Samuelthebold posted:

The 2nd half of that video is probably the most informative, so I recommend finishing it.

I can believe that the Japanese "home bias" will be significant going forward. In fact, I wouldn't be surprised if the BOJ sits on bond interest rates right through its promised inflation and the biggest institutions put up with it.

It's also worth mentioning that the recent growth and renewed strength in exports should help keep things going for a while as well.

But if that video is correct, the willingness of their institutions doesn't matter. With almost 30% of tax revenue going to debt interest payments alone (60% of revenue to total debt service!), even if their banks are willing to buy more bonds, the government shouldn't sell them because of how close they are to default.


There are a few inescapable factors that point to serious trouble, mostly linked to the population decline:

1. The taxpaying workforce is shrinking while the number of dependents is growing, both evermore rapidly. It's very hard to cut spending or raise revenues in this situation, so there isn't much hope for consolidation. Not to mention, it would be political suicide.

2. As of last year, banks and financial institutions are no longer growing, as the Japanese people are now net de-savers rather than net savers. There may still be leeway to buy bonds for now, but as more people withdraw their money, the banks will actually have to sell their bonds. So will the big pension funds.

3. The graph at 18:00 in that video is also the one that Kyle Bass was saying is the most important. It shows how even with interest rates going down, total bond interest payments are going up. To the best of my understanding, there really isn't any way to stop this without doing something truly extreme.

4. As long as the government needs more than they bring in through taxes, they either have to go deeper into debt or create new money. They're at the point where going much further into debt could easily bankrupt them (see above), but creating new money at the rate they are now is not sustainable either without causing heavy devaluation of the yen.


Here's my own gut feeling about the home bias: The general public will change their attitude if/when the status of bond profitability moves from "you make a little less money with JGBs" to "you will actually lose money with JGBs". But I do think home bias will prevent those in power from loving everyone over with a full default. Thus, whether or not they can control it, they're going to just print all the money they need and inflate the poo poo out of the yen, starting now.

Ultimately, their shrinking population is going to doom them in the long-run, but I think it is a long term problem of simply not enough productive humans alive to pay down the debt and an unwillingness to import them but there is a strong cultural bias against it.

What I am skeptical is, how immediate such an inflationary spiral would be (people take cash out of bonds, so we just print more money) since growth like you said would tamper down the process and the video doesn't really address that directly.

Ultimately as long as the working population is shrinking Japan has a problem, deflation had its own set of woes and is the reason that interest payments/the debt itself is so large to begin with.
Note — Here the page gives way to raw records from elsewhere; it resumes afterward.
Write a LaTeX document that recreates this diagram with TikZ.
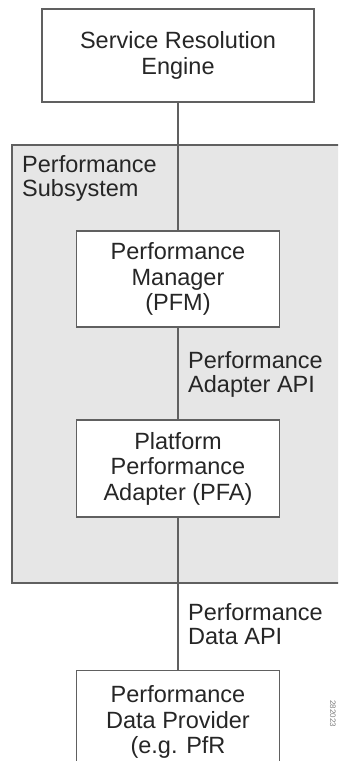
\documentclass[tikz,border=0pt]{standalone}
\usepackage{fontspec}
\setmainfont{Liberation Sans}
\definecolor{linegray}{HTML}{606060}
\definecolor{txtgray}{HTML}{262626}
\definecolor{subfill}{HTML}{E6E6E6}
\begin{document}
\begin{tikzpicture}[x=1pt,y=-1pt,
  box/.style={draw=linegray, line width=1.2pt, fill=white, text=txtgray,
    font=\fontsize{23.5}{25.5}\selectfont, align=center, inner sep=0pt,
    minimum width=203pt, minimum height=96pt},
  lbl/.style={text=txtgray, font=\fontsize{23.5}{24.5}\selectfont, align=left,
    inner sep=0pt, anchor=north west},
  conn/.style={draw=linegray, line width=1.2pt},
  subsys/.style={draw=linegray, line width=1.2pt, fill=subfill}]
\useasboundingbox (0,0) rectangle (338,761);
\clip (0,0) rectangle (338,761);
\fill[white] (0,0) rectangle (338,761);
% subsystem area
\path[subsys] (12,145) rectangle (350,583);
\node[lbl] (sublbl) at (22,155) {Performance\\Subsystem};
% boxes
\node[box, minimum width=272pt, minimum height=93pt] (sre) at (178,55.5) {Service Resolution\\Engine};
\node[box] (pfm) at (178,279) {Performance\\Manager\\(PFM)};
\node[box, minimum height=97pt] (pfa) at (178,468.5) {Platform\\Performance\\Adapter (PFA)};
\node[box, minimum height=0pt, inner ysep=15pt, anchor=north] (pdp) at (178,670) {Performance\\Data Provider\\(e.g. PfR};
% connectors
\draw[conn] (sre.south) -- (pfm.north);
\draw[conn] (pfm.south) -- (pfa.north);
\draw[conn] (pfa.south) -- (pdp.north);
% labels
\node[lbl] (adapi) at (188,351) {Performance\\Adapter API};
\node[lbl] (dataapi) at (188,603) {Performance\\Data API};
\node[text=gray, font=\fontsize{8}{9}\selectfont, rotate=-90, inner sep=0pt, anchor=west] (fignum) at (333,700) {282023};
\end{tikzpicture}
\end{document}
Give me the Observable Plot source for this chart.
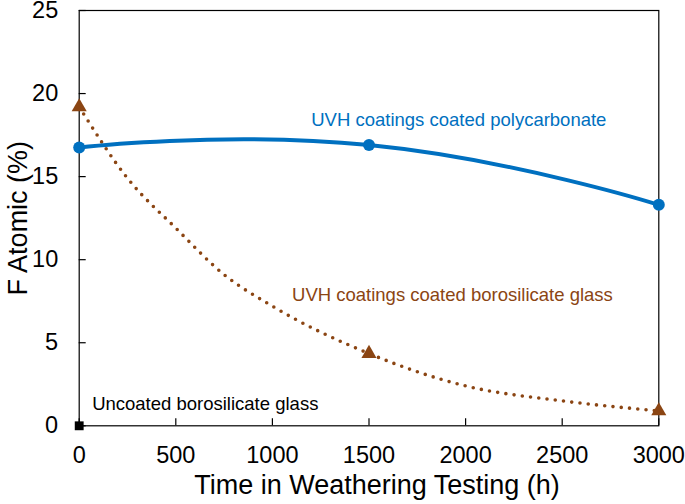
<!DOCTYPE html>
<html><head><meta charset="utf-8">
<script src="https://cdn.jsdelivr.net/npm/d3@7"></script>
<script src="https://cdn.jsdelivr.net/npm/@observablehq/plot@0.6"></script>
<style>body{margin:0;background:#fff}</style>
</head><body><div id="chart"></div>
<script>
// Data
const hours = [0, 1500, 3000];
const polycarbonateF = [16.75, 16.9, 13.3];
const borosilicateCoatedF = [19.2, 4.35, 0.9];
// dotted trend line of the coated borosilicate series
const trendHours = [0, 250, 500, 750, 1000, 1500, 2000, 2500, 3000];
const trendF = [19.2, 14.9, 11.9, 9.1, 7.2, 4.35, 2.4, 1.5, 0.9];
const uncoatedHours = [0];
const uncoatedF = [0];
const xTicks = [0, 500, 1000, 1500, 2000, 2500, 3000];
const yTicks = [0, 5, 10, 15, 20, 25];
const polyLabel = "UVH coatings coated polycarbonate";
const boroLabel = "UVH coatings coated borosilicate glass";
const uncoatedLabel = "Uncoated borosilicate glass";
const xTitle = "Time in Weathering Testing (h)";
const yTitle = "F Atomic (%)";

const blue = "#0070C0", brown = "#8B4513";
const poly = hours.map((h, i) => ({h, v: polycarbonateF[i]}));
const boro = hours.map((h, i) => ({h, v: borosilicateCoatedF[i]}));
const trend = trendHours.map((h, i) => ({h, v: trendF[i]}));
const unc = uncoatedHours.map((h, i) => ({h, v: uncoatedF[i]}));

const chart = Plot.plot({
  width: 685, height: 504,
  marginLeft: 78.7, marginRight: 26.7, marginTop: 10, marginBottom: 78.7,
  x: {domain: [0, 3000]},
  y: {domain: [0, 25]},
  style: {fontFamily: "'Liberation Sans', Arial, sans-serif", background: "#fff"},
  marks: [
    Plot.axisX({ticks: xTicks, tickSize: 0, tickPadding: 21, fontSize: 23.5, tickFormat: "d", label: null}),
    Plot.axisX({ticks: xTicks, tickSize: -7, text: null, label: null, strokeWidth: 1.2}),
    Plot.axisY({ticks: yTicks, tickSize: 0, tickPadding: 21, fontSize: 23.5, tickFormat: "d", label: null}),
    Plot.axisY({ticks: yTicks, tickSize: -7, text: null, label: null, strokeWidth: 1.2}),
    Plot.frame({stroke: "#000", strokeWidth: 1.2}),
    Plot.line(trend, {x: "h", y: "v", curve: "monotone-x", stroke: brown, strokeWidth: 3.6, strokeDasharray: "0,8.3", strokeLinecap: "round"}),
    Plot.line(poly, {x: "h", y: "v", curve: "cardinal", tension: -0.5, stroke: blue, strokeWidth: 4}),
    Plot.dot(poly, {x: "h", y: "v", r: 6, fill: blue}),
    Plot.dot(boro, {x: "h", y: "v", symbol: "triangle", r: 5.6, fill: brown}),
    Plot.dot(unc, {x: "h", y: "v", symbol: "square", r: 5, fill: "#000"}),
    Plot.text([polyLabel], {x: 1965, y: 18.42, text: d => d, fill: blue, fontSize: 18.5, textAnchor: "middle", lineAnchor: "middle"}),
    Plot.text([boroLabel], {x: 1932, y: 7.88, text: d => d, fill: brown, fontSize: 18.5, textAnchor: "middle", lineAnchor: "middle"}),
    Plot.text([uncoatedLabel], {x: 67, y: 1.33, text: d => d, fill: "#000", fontSize: 18.5, textAnchor: "start", lineAnchor: "middle"}),
    Plot.text([xTitle], {frameAnchor: "bottom", text: d => d, dx: 8, dy: 60, fontSize: 27, textAnchor: "middle", lineAnchor: "middle"}),
    Plot.text([yTitle], {frameAnchor: "left", text: d => d, dx: -60.7, rotate: -90, fontSize: 27, textAnchor: "middle", lineAnchor: "middle"})
  ]
});
document.getElementById("chart").appendChild(chart);
</script>
</body></html>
Basically, there isn't any monetary policy available that is going to start people having kids en masse. The issue is primarily cultural, Japan is a society that doesn't tolerate mass immigration and women aren't interested in traditional gender roles. I guess there could be "sex camps" like in Russia to have kids, but I doubt that or pro-natal policies that aggressive would be tolerated.

That said demographics is the issue, not so much inflationary policy, it is just that inflationary policy is way too late to make a positive difference. Anyway, I am not so much Abe himself and his policy will be the one causing the death spiral, the death spiral started a while ago. Japan may be already at the tipping point, but that is a tipping point that happened after decades of deflation and it is too late for inflation/growth impact it as long as Japan's population shrinks.